Ya desde niño, cada vez que la melancolía de la ciudad se empeña en hacerme el horizonte más difuminado y la vida más angosta, necesito con urgencia acercarme al mar. Me siento sin prisa y sin deberes en la bocana del puerto y veo entrar y salir barcos por un tiempo que se me hace indefinido. No pienso en el océano abierto, ni siquiera en singladuras por mares lejanos, pienso más bien en llegadas a países de nombres inventados donde encontrar vidas que me abran nuevos argumentos para mis cuentos. Sorprendentemente solo las estaciones de metro tienen para mí, un efecto semejante. Es como si un nudo se fuera enredando y desenredando con las historias posibles de todos los que pasan. Ante tanta inmensidad me hago pequeño y de alguna manera parece que sintiera la extrañeza de ser humano.

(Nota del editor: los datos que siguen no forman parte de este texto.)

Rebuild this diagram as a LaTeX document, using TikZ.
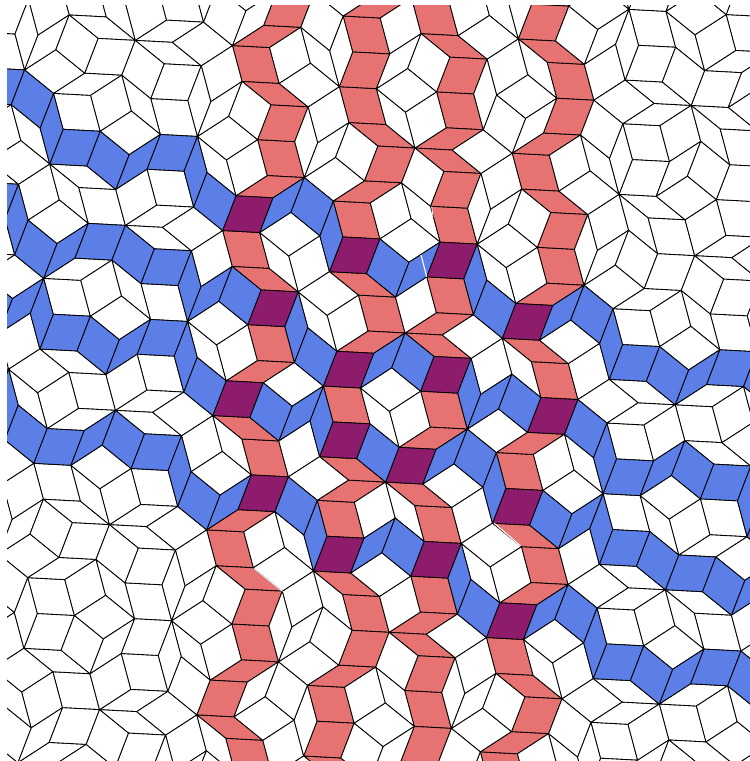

Sentarse frente al mar tiene para mí, un efecto de recreación como la que nace en las madrugadas de vigilia como la de hoy en las que escribiendo y escribiendo te sientes el rey del mundo. Todo es posible. Dibujas dioses que hagan más fuerte tu ateísmo y pintas menudencias que se convierten en nuevos ídolos; redactas diálogos imaginados para las situaciones mas tensas capaces de enfangar mañanas. Respiras más fuerte. Y sabes que puedes trivializar sin dificultad problemas irresolubles y al mismo tiempo hacer trascendentes las nimiedades.
Se viven esos momentos de manera tan fuerte, percibes con tanta intensidad eso que algunos llaman yo, que te emborrachas de egocentrismo y trascendencia y construyes futuros recuerdos a fuerza de imaginarlos.